Донка ушла, я допил компот и пошёл спать. В коридоре столкнулся с беженкой, той, которая молодая.

— Простите, халь, — остановила она меня, — вы же были на одной ноге, а теперь на двух, как так?

— Протез, — пояснил я. — Увы, отращивать ноги я не умею. Жаль, было бы удобно.

— Да, конечно, — засмеялась она, — никто бы не отказался. Вот, уложила своих, спят.

У неё двое пятилеток, помню. Шустрые такие.

— Ну, спокойной им ночи. Устали, наверное.

— Да, — кивнула она, глядя на меня тёмными загадочными глазами, — будут спать очень-очень крепко. Ничем не разбудишь.

— Хорошо, отдохнёте от них. Наверное, утомительно с двумя.

— Да, халь, но это ничего, я привыкла. Знаете, халь, Карит сказал, что вы «ми-шела́ну», друг нашего народа, и это будет в хрониках.

— Очень польщён. Никогда раньше не был ни в чьих хрониках.

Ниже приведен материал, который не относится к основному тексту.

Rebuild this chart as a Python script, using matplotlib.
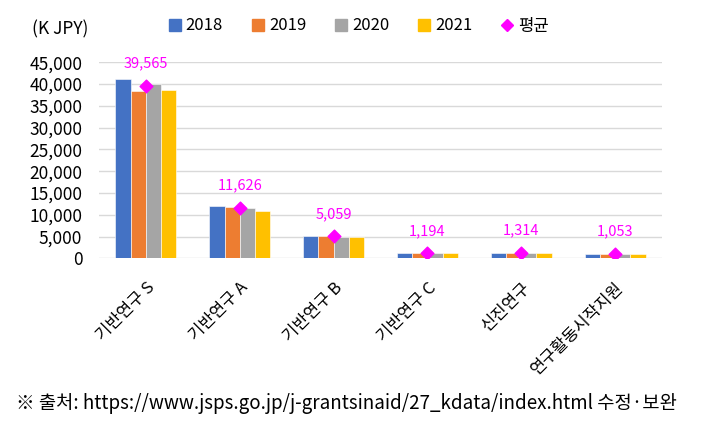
import numpy as np
import matplotlib.pyplot as plt
from matplotlib.lines import Line2D
from matplotlib.patches import Patch

plt.rcParams['font.family'] = ['Noto Sans CJK KR', 'DejaVu Sans']

# 과제 종목별 평균 배분액 (천엔)
categories = ['기반연구 S', '기반연구 A', '기반연구 B', '기반연구 C', '신진연구', '연구활동시작지원']
years = ['2018', '2019', '2020', '2021']
v2018 = [41100, 12100, 5150, 1220, 1340, 1040]
v2019 = [38400, 11780, 5100, 1210, 1320, 1060]
v2020 = [40100, 11640, 5000, 1180, 1280, 1050]
v2021 = [38660, 10984, 4986, 1166, 1316, 1062]
avg = [39565, 11626, 5059, 1194, 1314, 1053]
colors = ['#4472C4', '#ED7D31', '#A5A5A5', '#FFC000']

fig = plt.figure(figsize=(7.18, 4.25), dpi=100)
ax = fig.add_axes([0.1379, 0.392, 0.7841, 0.4614])

x = np.arange(len(categories))
w = 0.1625
series = [v2018, v2019, v2020, v2021]
for i, vals in enumerate(series):
    ax.bar(x + (i - 1.5) * w, vals, w, color=colors[i], edgecolor='white',
           linewidth=0.4, zorder=2)

ax.scatter(x, avg, marker='D', s=42, color='#FF00FF', zorder=3)
for xi, a in zip(x, avg):
    ax.annotate(f'{a:,}', (xi, a), xytext=(0, 16), textcoords='offset points',
                ha='center', va='center', color='#FF00FF', fontsize=10.5)

ax.set_xlim(-0.5, len(categories) - 0.5)
ax.set_ylim(0, 45000)
ax.set_yticks(np.arange(0, 45001, 5000))
ax.set_yticklabels([f'{v:,}' for v in range(0, 45001, 5000)], fontsize=12.5)
ax.set_xticks(x)
ax.set_xticklabels(categories, rotation=45, ha='right', rotation_mode='anchor',
                   fontsize=12)
ax.tick_params(axis='y', length=0, pad=12)
ax.tick_params(axis='x', length=0, pad=15)
ax.grid(axis='y', color='#D9D9D9', linewidth=1, zorder=0)
ax.set_axisbelow(True)
for s in ax.spines.values():
    s.set_visible(False)

fig.text(32 / 718, 1 - 29 / 425, '(K JPY)', fontsize=12.5, va='center', ha='left')

handles = [Patch(color=c) for c in colors]
handles.append(Line2D([], [], marker='D', color='#FF00FF', linestyle='none', markersize=6))
fig.legend(handles, years + ['평균'], loc='center', bbox_to_anchor=(359 / 718, 1 - 26 / 425),
           ncol=5, frameon=False, fontsize=12, handlelength=0.7, handleheight=0.7,
           handletextpad=0.3, columnspacing=1.75)

fig.text(16 / 718, 1 - 403 / 425,
         '※ 출처: https://www.jsps.go.jp/j-grantsinaid/27_kdata/index.html 수정·보완',
         fontsize=13.5, va='center', ha='left')

fig.savefig('out.png', dpi=100)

— Знаете, что это значит? Вы можете зайти ко мне, бог не будет против, и люди не скажут «хэт», — она коснулась моей руки и скромно опустила взгляд. — Карит сказал, нам нужно много детей, чтобы народ возродился.

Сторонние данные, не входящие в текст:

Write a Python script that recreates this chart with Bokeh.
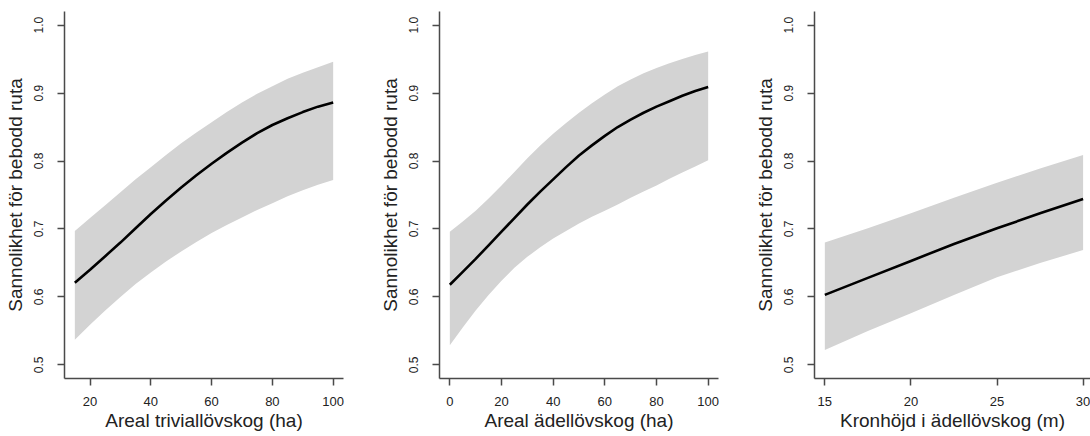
from bokeh.plotting import figure
from bokeh.layouts import row
from bokeh.models import FixedTicker, Range1d
from bokeh.embed import file_html
from bokeh.resources import INLINE

# ---- data ----
y_label = "Sannolikhet för bebodd ruta"
y_ticks = [0.5, 0.6, 0.7, 0.8, 0.9, 1.0]
y_tick_labels = ["0.5", "0.6", "0.7", "0.8", "0.9", "1.0"]

x1 = [15, 20, 25, 30, 35, 40, 45, 50, 55, 60, 65, 70, 75, 80, 85, 90, 95, 100]
mean1 = [0.621, 0.640, 0.660, 0.680, 0.701, 0.722, 0.742, 0.761, 0.779, 0.796,
         0.812, 0.827, 0.841, 0.853, 0.863, 0.872, 0.880, 0.886]
lo1 = [0.537, 0.559, 0.580, 0.600, 0.619, 0.636, 0.652, 0.667, 0.681, 0.694,
       0.706, 0.717, 0.728, 0.738, 0.748, 0.757, 0.765, 0.772]
hi1 = [0.697, 0.716, 0.735, 0.754, 0.773, 0.791, 0.809, 0.826, 0.842, 0.857,
       0.872, 0.886, 0.899, 0.910, 0.921, 0.930, 0.938, 0.946]
x1_ticks = [20, 40, 60, 80, 100]
x1_label = "Areal triviallövskog (ha)"

x2 = [0, 5, 10, 15, 20, 25, 30, 35, 40, 45, 50, 55, 60, 65, 70, 75, 80, 85, 90, 95, 100]
mean2 = [0.618, 0.637, 0.656, 0.676, 0.696, 0.716, 0.736, 0.755, 0.773, 0.791, 0.808,
         0.823, 0.837, 0.850, 0.861, 0.871, 0.880, 0.888, 0.896, 0.903, 0.909]
lo2 = [0.529, 0.555, 0.580, 0.603, 0.624, 0.643, 0.659, 0.673, 0.686, 0.697, 0.708,
       0.718, 0.727, 0.736, 0.746, 0.755, 0.764, 0.774, 0.783, 0.792, 0.801]
hi2 = [0.696, 0.711, 0.727, 0.745, 0.764, 0.784, 0.804, 0.823, 0.840, 0.856, 0.871,
       0.885, 0.898, 0.910, 0.920, 0.929, 0.937, 0.944, 0.950, 0.956, 0.961]
x2_ticks = [0, 20, 40, 60, 80, 100]
x2_label = "Areal ädellövskog (ha)"

x3 = [15, 17.5, 20, 22.5, 25, 27.5, 30]
mean3 = [0.603, 0.628, 0.653, 0.678, 0.701, 0.723, 0.744]
lo3 = [0.522, 0.550, 0.576, 0.603, 0.629, 0.650, 0.669]
hi3 = [0.680, 0.701, 0.723, 0.746, 0.768, 0.789, 0.809]
x3_ticks = [15, 20, 25, 30]
x3_label = "Kronhöjd i ädellövskog (m)"

FONT = "Liberation Sans"
AX = "#4a4a4a"
TXT = "#222222"
BAND = "#D3D3D3"


def panel(x, mean, lo, hi, xticks, xlabel, xr, width, border_right):
    p = figure(width=width, height=436, output_backend="svg", toolbar_location=None,
               x_range=Range1d(*xr), y_range=Range1d(0.48, 1.02),
               min_border_left=64, min_border_right=border_right,
               min_border_top=11, min_border_bottom=58)
    p.outline_line_color = None
    p.xgrid.visible = False
    p.ygrid.visible = False
    p.background_fill_color = "white"
    p.border_fill_color = "white"

    p.varea(x=x, y1=lo, y2=hi, fill_color=BAND, fill_alpha=1.0)
    p.line(x=x, y=mean, line_color="black", line_width=2.6, line_join="round")

    for ax in (p.xaxis[0], p.yaxis[0]):
        ax.axis_line_color = AX
        ax.axis_line_width = 1.5
        ax.major_tick_line_color = AX
        ax.major_tick_line_width = 1.5
        ax.major_tick_in = 0
        ax.major_tick_out = 7
        ax.minor_tick_line_color = None
        ax.major_label_text_font = FONT
        ax.major_label_text_color = TXT
        ax.axis_label_text_font = FONT
        ax.axis_label_text_font_size = "19px"
        ax.axis_label_text_font_style = "normal"
        ax.axis_label_text_color = TXT

    xa = p.xaxis[0]
    xa.ticker = FixedTicker(ticks=xticks)
    xa.major_label_overrides = {t: str(t) for t in xticks}
    xa.major_label_text_font_size = "13px"
    xa.major_label_standoff = 11
    xa.axis_label = xlabel
    xa.axis_label_standoff = 1

    ya = p.yaxis[0]
    ya.ticker = FixedTicker(ticks=y_ticks)
    ya.major_label_overrides = dict(zip(y_ticks, y_tick_labels))
    ya.major_label_text_font_size = "12px"
    ya.major_label_orientation = "vertical"
    ya.major_label_standoff = 14
    ya.axis_label = y_label
    ya.axis_label_standoff = 6
    return p


p1 = panel(x1, mean1, lo1, hi1, x1_ticks, x1_label, (11.6, 103.4), 375, 32)
p2 = panel(x2, mean2, lo2, hi2, x2_ticks, x2_label, (-4.0, 104.0), 375, 32)
p3 = panel(x3, mean3, lo3, hi3, x3_ticks, x3_label, (14.4, 30.43), 340, 0)

layout = row(p1, p2, p3)
open("out.html", "w").write(file_html(layout, INLINE))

— Неожиданное предложение. Это большая честь, красавица, но… Прости, я лучше буду сегодня спать один.

— Почему, халь?

— Как тебе объяснить… Я не смогу жить спокойно, зная, что где-то растёт мой ребёнок. И я не готов связать жизнь с вашим народом.

— Это будет мой ребёнок, халь. У нас родство считается по матери.

— Дело не в том, как у вас, а как в моей голове. Прости.

— Понимаю, халь. Спокойной ночи, халь.

— И тебе, красотка.

Я пожалею об этом решении. Да что там, уже жалею. Но оно, чёрт меня побери, правильное.